#### [Problem]
Copy out exactly the lines from the one holding "Give me the" through the one holding "var lineName = 'Design", ends included; omit images.

#### [Task input]

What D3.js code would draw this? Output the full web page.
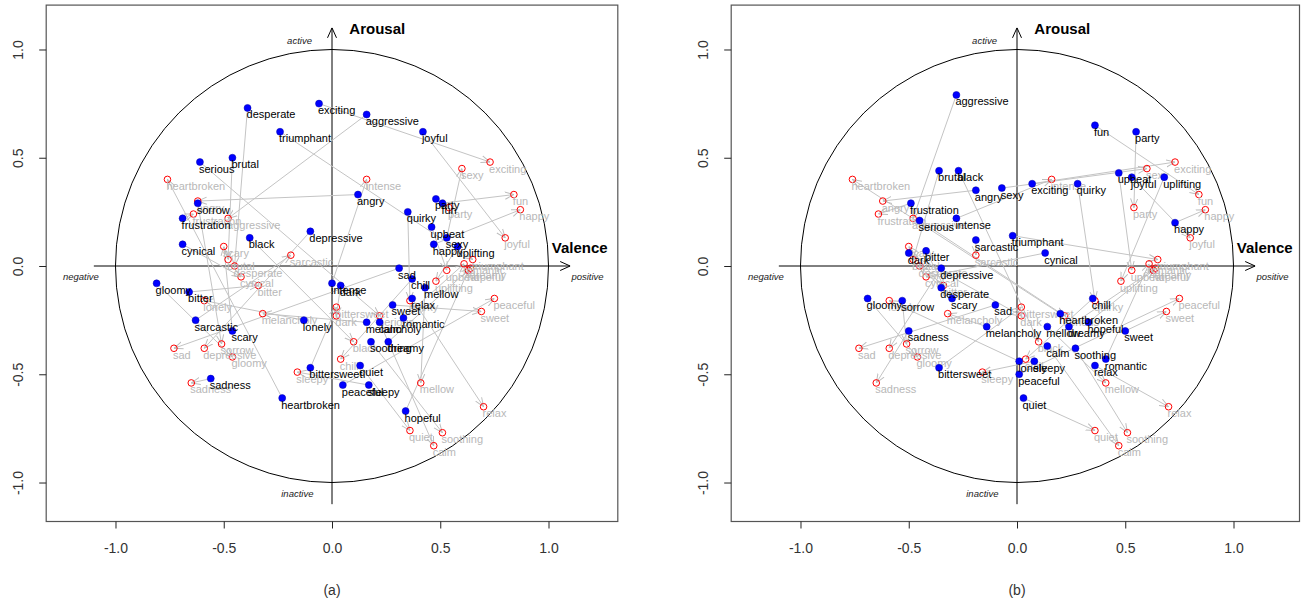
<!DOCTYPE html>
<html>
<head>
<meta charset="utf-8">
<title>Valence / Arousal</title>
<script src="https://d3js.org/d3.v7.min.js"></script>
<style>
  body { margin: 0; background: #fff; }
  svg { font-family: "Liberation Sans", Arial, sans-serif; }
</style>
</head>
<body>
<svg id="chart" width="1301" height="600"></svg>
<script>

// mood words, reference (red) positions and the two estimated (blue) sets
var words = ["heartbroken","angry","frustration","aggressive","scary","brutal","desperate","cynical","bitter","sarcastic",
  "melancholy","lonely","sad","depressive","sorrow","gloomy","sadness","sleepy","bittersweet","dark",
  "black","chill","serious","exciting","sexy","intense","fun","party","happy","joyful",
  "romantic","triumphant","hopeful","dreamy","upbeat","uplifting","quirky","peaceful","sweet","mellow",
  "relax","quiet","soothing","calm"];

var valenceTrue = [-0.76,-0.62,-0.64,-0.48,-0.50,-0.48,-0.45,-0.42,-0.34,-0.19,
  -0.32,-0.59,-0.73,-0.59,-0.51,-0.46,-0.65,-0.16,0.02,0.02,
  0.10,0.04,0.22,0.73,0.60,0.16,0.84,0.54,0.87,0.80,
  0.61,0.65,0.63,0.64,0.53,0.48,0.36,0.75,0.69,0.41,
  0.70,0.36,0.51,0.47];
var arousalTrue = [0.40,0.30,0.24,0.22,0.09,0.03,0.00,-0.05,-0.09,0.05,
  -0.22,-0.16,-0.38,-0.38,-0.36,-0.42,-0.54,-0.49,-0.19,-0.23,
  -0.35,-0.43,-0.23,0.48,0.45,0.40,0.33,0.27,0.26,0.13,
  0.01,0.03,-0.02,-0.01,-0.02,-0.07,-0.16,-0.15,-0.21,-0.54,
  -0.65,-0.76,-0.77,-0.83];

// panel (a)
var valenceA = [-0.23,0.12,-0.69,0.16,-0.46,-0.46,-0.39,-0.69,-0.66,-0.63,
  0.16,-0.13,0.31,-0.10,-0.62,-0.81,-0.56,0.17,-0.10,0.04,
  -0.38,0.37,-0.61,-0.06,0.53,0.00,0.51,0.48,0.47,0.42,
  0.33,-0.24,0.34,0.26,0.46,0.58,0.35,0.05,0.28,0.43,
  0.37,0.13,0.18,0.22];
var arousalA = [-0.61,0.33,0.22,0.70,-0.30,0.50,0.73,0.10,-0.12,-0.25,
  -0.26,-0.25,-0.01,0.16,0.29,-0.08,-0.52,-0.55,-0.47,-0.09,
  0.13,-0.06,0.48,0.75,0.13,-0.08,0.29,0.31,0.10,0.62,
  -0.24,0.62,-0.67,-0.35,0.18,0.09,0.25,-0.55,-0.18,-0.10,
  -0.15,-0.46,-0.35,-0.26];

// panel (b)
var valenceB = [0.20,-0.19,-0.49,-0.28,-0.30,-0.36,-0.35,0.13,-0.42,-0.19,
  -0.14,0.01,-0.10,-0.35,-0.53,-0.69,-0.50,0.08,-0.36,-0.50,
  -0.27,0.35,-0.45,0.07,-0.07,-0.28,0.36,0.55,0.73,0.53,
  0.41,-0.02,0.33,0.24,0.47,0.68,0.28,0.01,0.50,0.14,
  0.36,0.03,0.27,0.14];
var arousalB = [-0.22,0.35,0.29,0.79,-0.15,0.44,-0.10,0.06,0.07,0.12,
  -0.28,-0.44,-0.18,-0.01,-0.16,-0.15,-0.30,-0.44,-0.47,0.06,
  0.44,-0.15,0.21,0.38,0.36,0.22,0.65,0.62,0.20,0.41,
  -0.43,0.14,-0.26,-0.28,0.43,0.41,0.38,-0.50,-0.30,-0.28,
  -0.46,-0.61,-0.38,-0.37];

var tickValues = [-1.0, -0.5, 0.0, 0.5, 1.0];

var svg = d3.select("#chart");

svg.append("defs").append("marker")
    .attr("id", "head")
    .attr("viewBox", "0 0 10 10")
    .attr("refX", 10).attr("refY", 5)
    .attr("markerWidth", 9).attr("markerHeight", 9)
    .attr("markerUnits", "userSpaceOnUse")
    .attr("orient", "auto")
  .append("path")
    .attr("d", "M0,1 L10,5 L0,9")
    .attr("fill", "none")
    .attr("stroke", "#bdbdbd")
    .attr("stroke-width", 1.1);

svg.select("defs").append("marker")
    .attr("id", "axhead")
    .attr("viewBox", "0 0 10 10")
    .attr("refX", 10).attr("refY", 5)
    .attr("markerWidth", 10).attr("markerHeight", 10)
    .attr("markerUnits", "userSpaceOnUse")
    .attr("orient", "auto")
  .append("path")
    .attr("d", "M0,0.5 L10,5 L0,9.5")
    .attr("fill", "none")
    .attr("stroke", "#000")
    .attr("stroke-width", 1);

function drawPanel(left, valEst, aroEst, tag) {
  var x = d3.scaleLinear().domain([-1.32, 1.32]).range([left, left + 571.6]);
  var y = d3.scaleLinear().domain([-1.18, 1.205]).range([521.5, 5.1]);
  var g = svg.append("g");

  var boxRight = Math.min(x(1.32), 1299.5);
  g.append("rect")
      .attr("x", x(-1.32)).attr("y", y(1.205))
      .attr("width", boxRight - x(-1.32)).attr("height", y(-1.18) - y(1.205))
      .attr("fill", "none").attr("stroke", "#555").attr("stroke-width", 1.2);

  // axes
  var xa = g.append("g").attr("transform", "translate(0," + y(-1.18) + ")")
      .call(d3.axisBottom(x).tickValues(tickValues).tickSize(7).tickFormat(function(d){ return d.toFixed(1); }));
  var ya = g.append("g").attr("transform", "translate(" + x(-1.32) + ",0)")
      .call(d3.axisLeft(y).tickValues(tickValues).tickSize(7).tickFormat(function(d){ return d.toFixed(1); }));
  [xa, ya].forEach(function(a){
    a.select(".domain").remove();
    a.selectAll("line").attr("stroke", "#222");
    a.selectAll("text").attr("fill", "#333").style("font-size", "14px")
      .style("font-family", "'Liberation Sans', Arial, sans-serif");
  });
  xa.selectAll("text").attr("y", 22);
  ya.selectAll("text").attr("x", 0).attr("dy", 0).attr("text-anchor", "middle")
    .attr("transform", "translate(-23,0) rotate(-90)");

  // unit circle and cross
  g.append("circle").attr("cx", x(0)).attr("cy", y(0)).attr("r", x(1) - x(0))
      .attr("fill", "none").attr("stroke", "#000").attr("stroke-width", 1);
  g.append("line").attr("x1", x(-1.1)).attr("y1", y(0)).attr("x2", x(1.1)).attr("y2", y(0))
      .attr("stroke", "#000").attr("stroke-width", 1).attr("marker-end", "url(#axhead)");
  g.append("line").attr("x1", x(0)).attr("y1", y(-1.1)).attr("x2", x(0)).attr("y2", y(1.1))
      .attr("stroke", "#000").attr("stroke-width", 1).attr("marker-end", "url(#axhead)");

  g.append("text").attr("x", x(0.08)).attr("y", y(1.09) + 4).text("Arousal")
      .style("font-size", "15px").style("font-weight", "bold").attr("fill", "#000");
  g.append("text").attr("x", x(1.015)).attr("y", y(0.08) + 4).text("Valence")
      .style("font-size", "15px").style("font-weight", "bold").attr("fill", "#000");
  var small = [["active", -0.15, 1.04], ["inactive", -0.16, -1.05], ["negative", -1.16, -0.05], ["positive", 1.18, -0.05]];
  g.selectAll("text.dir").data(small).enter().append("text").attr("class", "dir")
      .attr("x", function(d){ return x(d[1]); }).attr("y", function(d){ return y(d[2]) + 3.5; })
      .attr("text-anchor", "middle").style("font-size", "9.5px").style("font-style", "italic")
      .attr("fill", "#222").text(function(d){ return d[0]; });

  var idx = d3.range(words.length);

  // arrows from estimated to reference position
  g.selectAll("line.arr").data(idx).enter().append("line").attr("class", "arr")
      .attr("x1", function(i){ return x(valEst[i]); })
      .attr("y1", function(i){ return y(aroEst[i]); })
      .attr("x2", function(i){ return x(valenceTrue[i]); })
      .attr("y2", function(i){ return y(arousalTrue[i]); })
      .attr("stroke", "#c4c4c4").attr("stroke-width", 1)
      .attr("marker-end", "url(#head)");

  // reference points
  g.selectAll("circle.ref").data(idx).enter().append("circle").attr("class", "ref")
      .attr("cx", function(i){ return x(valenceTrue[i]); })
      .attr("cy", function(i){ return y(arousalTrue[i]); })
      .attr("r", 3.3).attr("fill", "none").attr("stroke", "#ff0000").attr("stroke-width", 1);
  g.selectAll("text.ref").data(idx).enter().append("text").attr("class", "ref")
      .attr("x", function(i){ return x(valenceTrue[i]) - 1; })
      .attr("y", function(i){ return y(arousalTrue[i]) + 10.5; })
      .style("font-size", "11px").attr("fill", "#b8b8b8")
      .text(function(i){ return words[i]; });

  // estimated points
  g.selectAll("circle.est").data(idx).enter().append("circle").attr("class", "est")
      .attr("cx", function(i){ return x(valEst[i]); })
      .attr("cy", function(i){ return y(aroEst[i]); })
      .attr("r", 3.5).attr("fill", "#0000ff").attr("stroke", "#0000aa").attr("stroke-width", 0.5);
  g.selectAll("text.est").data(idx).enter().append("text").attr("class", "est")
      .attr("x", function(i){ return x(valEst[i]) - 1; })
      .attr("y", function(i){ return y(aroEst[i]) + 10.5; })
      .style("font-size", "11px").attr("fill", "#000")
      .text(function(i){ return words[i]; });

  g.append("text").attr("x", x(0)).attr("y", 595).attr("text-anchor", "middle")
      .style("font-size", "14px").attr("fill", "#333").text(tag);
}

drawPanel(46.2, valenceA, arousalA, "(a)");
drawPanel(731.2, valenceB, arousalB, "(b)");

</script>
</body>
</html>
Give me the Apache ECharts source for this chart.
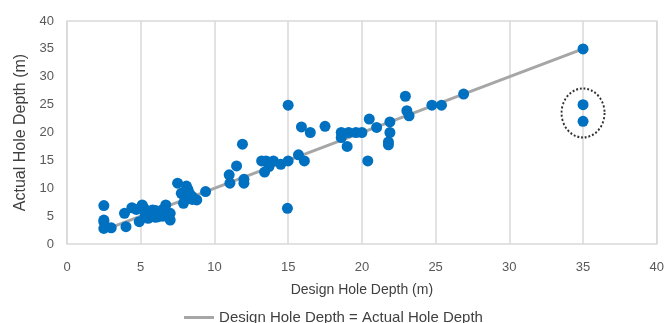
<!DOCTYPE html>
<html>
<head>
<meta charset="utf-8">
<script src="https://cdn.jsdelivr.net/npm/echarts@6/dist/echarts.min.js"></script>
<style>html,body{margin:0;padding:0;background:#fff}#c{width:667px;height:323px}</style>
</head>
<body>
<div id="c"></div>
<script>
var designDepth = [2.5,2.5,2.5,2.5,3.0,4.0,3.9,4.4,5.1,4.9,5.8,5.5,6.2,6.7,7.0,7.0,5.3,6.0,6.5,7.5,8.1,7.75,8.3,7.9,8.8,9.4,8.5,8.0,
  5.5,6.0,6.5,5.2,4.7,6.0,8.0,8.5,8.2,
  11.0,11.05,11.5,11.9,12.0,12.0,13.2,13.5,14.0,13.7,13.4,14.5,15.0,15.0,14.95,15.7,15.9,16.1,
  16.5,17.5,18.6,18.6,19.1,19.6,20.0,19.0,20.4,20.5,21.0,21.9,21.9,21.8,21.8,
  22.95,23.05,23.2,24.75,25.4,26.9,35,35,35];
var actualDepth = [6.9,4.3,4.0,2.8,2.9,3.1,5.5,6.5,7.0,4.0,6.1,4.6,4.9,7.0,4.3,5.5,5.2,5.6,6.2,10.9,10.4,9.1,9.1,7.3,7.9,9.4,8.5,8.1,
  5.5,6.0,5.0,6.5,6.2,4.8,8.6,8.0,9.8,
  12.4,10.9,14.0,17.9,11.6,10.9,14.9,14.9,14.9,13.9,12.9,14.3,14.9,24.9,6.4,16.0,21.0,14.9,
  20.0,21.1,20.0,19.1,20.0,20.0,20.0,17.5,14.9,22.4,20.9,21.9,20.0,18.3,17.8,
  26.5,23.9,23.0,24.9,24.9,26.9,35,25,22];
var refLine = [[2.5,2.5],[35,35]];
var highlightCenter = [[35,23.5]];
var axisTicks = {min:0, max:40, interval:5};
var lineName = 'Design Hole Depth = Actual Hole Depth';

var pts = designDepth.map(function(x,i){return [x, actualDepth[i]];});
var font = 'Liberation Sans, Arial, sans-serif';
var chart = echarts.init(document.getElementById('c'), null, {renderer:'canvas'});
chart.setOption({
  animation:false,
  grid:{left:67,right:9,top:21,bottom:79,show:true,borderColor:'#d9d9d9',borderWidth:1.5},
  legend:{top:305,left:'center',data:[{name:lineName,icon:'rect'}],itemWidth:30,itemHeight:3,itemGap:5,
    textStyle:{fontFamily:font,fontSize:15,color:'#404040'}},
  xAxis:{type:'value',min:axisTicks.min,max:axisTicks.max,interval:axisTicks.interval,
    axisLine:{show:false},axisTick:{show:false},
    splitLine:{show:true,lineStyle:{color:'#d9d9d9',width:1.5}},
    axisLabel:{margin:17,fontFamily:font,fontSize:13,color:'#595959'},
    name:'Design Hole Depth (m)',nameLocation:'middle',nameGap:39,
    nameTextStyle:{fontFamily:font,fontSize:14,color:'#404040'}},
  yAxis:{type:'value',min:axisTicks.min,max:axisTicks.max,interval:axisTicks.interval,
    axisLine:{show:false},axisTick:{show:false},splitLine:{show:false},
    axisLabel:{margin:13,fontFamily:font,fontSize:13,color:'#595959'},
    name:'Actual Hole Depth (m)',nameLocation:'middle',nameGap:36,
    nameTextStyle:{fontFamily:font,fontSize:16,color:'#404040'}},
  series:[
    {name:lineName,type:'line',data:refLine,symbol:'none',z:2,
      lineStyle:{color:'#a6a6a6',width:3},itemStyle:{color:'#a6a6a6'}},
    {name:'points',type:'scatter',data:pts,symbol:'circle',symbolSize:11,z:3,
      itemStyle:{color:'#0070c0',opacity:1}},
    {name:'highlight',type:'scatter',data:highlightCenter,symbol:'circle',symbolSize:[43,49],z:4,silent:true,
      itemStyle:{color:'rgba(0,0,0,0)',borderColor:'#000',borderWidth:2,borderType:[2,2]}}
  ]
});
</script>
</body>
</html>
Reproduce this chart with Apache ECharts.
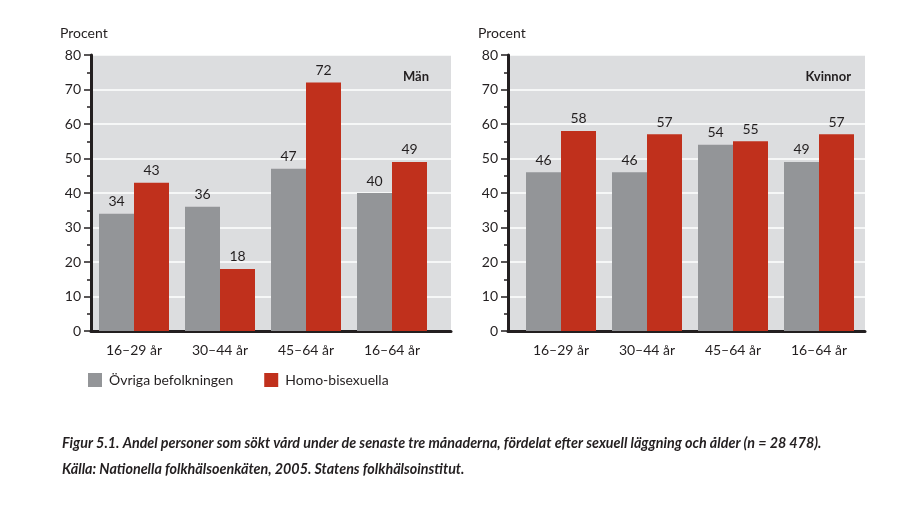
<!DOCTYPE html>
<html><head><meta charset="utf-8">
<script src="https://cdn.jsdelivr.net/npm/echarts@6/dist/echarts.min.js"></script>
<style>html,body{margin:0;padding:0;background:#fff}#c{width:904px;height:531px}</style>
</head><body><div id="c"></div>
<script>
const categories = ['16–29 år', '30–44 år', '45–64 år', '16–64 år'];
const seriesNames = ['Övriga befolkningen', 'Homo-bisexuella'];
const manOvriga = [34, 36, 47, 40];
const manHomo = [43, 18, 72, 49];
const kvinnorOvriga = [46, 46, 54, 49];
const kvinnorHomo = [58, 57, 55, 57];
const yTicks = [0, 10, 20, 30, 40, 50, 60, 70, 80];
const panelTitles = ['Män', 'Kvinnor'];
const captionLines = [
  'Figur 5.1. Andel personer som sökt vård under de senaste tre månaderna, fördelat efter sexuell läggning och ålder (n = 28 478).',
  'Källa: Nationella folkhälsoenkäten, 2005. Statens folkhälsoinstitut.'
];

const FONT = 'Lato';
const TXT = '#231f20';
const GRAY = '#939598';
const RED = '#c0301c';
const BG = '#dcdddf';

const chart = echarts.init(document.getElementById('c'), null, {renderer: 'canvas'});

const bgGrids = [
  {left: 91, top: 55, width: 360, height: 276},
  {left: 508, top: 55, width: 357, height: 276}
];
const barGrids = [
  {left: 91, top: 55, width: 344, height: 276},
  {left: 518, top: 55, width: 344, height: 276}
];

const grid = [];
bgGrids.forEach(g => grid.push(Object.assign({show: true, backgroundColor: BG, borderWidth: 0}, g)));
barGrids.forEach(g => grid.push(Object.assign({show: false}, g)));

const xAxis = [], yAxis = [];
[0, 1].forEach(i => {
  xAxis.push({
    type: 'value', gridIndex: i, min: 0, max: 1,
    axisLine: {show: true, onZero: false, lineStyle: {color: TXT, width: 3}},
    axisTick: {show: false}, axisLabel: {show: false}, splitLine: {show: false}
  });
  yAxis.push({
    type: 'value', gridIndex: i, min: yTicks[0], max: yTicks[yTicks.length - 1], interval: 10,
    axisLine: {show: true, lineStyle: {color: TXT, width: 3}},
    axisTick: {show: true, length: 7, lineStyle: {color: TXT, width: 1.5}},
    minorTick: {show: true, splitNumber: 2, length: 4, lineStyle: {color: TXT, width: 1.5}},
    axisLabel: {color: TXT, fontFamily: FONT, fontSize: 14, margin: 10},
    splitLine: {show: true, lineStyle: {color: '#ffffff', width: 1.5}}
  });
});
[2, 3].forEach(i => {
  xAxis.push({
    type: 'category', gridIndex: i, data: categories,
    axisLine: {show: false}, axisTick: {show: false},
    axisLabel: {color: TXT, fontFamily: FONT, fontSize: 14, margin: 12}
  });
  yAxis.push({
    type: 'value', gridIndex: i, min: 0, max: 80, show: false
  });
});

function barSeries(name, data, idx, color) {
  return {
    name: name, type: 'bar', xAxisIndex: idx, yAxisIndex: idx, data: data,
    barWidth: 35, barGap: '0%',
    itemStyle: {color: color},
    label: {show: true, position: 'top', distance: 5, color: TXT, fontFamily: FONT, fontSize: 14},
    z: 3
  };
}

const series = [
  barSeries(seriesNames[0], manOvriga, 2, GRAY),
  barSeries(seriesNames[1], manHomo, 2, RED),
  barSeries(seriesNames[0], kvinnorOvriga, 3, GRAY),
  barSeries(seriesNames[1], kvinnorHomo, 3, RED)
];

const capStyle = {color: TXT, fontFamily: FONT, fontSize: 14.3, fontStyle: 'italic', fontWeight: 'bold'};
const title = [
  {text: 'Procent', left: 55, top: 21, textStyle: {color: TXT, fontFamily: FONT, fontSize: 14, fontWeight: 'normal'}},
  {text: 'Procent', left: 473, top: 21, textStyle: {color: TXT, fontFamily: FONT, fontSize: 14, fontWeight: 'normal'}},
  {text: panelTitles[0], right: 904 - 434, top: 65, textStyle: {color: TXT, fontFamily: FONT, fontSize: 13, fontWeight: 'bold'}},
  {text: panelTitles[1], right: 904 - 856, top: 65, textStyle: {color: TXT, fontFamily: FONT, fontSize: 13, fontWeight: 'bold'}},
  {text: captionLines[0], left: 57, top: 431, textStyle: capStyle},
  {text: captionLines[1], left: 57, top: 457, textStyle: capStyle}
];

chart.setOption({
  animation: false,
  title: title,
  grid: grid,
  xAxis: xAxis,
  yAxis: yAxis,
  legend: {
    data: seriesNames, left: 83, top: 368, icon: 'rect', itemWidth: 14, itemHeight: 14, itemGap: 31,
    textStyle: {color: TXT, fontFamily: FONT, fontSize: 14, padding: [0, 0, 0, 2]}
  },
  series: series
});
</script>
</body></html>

#### [Solved problem]
Give me the Apache ECharts source for this chart.
<!DOCTYPE html>
<html>
<head>
<meta charset="utf-8">
<script src="https://cdn.jsdelivr.net/npm/echarts@6/dist/echarts.min.js"></script>
<style>html,body{margin:0;padding:0;background:#fff}#c{width:667px;height:323px}</style>
</head>
<body>
<div id="c"></div>
<script>
var designDepth = [2.5,2.5,2.5,2.5,3.0,4.0,3.9,4.4,5.1,4.9,5.8,5.5,6.2,6.7,7.0,7.0,5.3,6.0,6.5,7.5,8.1,7.75,8.3,7.9,8.8,9.4,8.5,8.0,
  5.5,6.0,6.5,5.2,4.7,6.0,8.0,8.5,8.2,
  11.0,11.05,11.5,11.9,12.0,12.0,13.2,13.5,14.0,13.7,13.4,14.5,15.0,15.0,14.95,15.7,15.9,16.1,
  16.5,17.5,18.6,18.6,19.1,19.6,20.0,19.0,20.4,20.5,21.0,21.9,21.9,21.8,21.8,
  22.95,23.05,23.2,24.75,25.4,26.9,35,35,35];
var actualDepth = [6.9,4.3,4.0,2.8,2.9,3.1,5.5,6.5,7.0,4.0,6.1,4.6,4.9,7.0,4.3,5.5,5.2,5.6,6.2,10.9,10.4,9.1,9.1,7.3,7.9,9.4,8.5,8.1,
  5.5,6.0,5.0,6.5,6.2,4.8,8.6,8.0,9.8,
  12.4,10.9,14.0,17.9,11.6,10.9,14.9,14.9,14.9,13.9,12.9,14.3,14.9,24.9,6.4,16.0,21.0,14.9,
  20.0,21.1,20.0,19.1,20.0,20.0,20.0,17.5,14.9,22.4,20.9,21.9,20.0,18.3,17.8,
  26.5,23.9,23.0,24.9,24.9,26.9,35,25,22];
var refLine = [[2.5,2.5],[35,35]];
var highlightCenter = [[35,23.5]];
var axisTicks = {min:0, max:40, interval:5};
var lineName = 'Design Hole Depth = Actual Hole Depth';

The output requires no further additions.